The Mudcat Café TM
Thread #165660   Message #3983949
Posted By: Howard Jones
22-Mar-19 - 03:44 PM
Thread Name: UK 60s Folk Club Boom?
Subject: RE: UK 60s Folk Club Boom?
Jim, you keep calling for evidence but you ignore it when we give it to you.

No one is denying that the number of folk clubs has fallen, although I seriously question the figure of 186 which has appeared with nothing to substantiate it. A look at the number of venues putting on folk in my own area Pyramid Folk or the London area London folk clubs suggests to me that this considerably underestimates the number. Some of those listed are tune sessions (which are usually strongly traditional), some are concert venues which put on folk as part of a wider programme, but there are plenty of folk clubs in the familiar sense. Some are no doubt not putting on "folk" in the sense that you would like it to be, but that was always the case and I don't seem much here which is very different from when the clubs were in their heyday. There is also the point that clubs are no longer the be all and end all, there are other opportunities and venues to hear folk music of all kinds.

You would have us believe that traditional music in particular is declining, when the evidence of my own ears is that is not the case, at least at the folk clubs, festivals and other events I attend. I have no difficulty in finding traditional songs being performed, but like Vic the standard of performance I can expect to find often keeps me away; however that is a different problem to what you are alleging.

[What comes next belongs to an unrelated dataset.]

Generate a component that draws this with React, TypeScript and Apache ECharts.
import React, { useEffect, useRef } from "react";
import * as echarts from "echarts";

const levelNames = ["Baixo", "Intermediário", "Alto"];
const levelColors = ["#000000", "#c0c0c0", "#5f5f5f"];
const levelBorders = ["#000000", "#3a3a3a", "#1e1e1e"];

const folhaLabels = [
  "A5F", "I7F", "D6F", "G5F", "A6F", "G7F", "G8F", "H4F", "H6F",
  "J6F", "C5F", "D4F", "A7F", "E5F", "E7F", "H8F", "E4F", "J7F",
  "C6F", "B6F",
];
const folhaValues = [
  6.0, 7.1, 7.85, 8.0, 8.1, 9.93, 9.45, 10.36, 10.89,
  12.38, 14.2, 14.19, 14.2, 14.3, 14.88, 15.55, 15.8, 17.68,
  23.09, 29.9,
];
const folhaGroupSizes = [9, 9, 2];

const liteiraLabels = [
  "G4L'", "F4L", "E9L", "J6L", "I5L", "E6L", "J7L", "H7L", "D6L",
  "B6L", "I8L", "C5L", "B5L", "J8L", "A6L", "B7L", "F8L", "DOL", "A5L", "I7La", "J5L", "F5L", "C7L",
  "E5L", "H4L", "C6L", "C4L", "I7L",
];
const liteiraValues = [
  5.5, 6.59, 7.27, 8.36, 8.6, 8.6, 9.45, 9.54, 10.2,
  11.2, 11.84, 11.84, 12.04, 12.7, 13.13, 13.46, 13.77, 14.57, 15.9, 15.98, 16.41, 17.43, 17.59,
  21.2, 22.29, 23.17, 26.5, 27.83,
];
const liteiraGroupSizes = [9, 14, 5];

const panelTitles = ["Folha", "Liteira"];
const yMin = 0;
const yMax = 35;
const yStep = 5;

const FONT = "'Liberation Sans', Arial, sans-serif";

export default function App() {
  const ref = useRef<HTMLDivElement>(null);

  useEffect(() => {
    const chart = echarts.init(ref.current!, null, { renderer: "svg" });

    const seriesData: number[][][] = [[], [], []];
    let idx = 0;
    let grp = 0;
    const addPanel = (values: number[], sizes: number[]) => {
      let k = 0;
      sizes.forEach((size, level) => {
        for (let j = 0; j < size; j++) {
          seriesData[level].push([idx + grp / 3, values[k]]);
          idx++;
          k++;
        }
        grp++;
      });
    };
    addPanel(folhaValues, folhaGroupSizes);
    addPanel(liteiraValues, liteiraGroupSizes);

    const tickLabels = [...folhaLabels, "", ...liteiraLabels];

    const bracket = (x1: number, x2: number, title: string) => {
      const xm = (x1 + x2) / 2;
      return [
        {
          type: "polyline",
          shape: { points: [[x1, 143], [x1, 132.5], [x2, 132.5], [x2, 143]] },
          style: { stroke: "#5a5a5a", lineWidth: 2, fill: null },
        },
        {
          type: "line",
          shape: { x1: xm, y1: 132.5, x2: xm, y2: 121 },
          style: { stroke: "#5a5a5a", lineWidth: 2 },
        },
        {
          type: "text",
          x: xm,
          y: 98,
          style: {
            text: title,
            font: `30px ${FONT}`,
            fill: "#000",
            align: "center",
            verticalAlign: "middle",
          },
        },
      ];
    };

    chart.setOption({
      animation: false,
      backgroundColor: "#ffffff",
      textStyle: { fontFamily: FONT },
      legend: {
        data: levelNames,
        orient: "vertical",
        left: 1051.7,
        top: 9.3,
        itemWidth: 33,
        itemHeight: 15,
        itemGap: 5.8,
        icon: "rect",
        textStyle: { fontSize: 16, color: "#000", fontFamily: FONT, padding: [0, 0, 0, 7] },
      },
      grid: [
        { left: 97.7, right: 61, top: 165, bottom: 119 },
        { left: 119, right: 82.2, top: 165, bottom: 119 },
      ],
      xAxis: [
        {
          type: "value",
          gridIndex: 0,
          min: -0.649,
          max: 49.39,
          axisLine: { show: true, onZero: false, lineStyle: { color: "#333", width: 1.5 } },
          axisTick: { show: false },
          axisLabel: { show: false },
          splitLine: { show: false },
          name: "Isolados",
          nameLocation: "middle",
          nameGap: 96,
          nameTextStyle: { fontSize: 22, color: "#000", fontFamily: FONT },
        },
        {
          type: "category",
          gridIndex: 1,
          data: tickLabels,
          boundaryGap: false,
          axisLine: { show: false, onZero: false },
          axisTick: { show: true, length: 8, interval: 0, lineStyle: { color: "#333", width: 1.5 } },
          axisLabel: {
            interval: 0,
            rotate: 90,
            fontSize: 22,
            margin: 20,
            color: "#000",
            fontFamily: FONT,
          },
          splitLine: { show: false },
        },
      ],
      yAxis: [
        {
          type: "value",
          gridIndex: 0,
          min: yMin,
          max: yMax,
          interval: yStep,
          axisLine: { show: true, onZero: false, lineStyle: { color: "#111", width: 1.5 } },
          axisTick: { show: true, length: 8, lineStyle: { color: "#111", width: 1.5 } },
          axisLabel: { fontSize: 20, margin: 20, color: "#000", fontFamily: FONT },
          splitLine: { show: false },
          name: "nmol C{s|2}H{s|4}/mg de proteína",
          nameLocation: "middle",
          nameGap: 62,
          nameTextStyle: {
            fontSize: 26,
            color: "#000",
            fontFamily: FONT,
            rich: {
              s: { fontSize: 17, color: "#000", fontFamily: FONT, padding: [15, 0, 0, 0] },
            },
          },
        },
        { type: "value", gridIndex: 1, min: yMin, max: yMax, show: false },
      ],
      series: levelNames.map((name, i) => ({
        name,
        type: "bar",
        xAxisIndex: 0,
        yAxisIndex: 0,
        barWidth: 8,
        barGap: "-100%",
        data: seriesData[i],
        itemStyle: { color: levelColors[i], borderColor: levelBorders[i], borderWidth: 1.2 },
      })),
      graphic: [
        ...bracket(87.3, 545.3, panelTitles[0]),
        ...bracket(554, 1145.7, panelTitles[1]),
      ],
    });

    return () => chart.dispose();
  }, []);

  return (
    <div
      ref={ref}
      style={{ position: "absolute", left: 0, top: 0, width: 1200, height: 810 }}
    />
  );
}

You would also have us believe that folk clubs have been infiltrated by other forms of music, without apparently acknowledging that the folk clubs, taken as a whole, have always embraced the widest meaning of folk. Worse, you claim that folk in its wider sense is damaging traditional music, without a shred of evidence to show that (a) damage is taking place and (b) this is the cause. Worst of all, you accuse those who do not accept your analysis, and who see nothing wrong with clubs presenting a full spectrum of folk, as being hostile to traditional music. Frankly, that is insulting to people who in their own ways have been deeply involved with traditional folk all their lives.

You complain about closed minds, but your own mind is closed to the possibility that other people's experience of the folk scene is more positive than yours.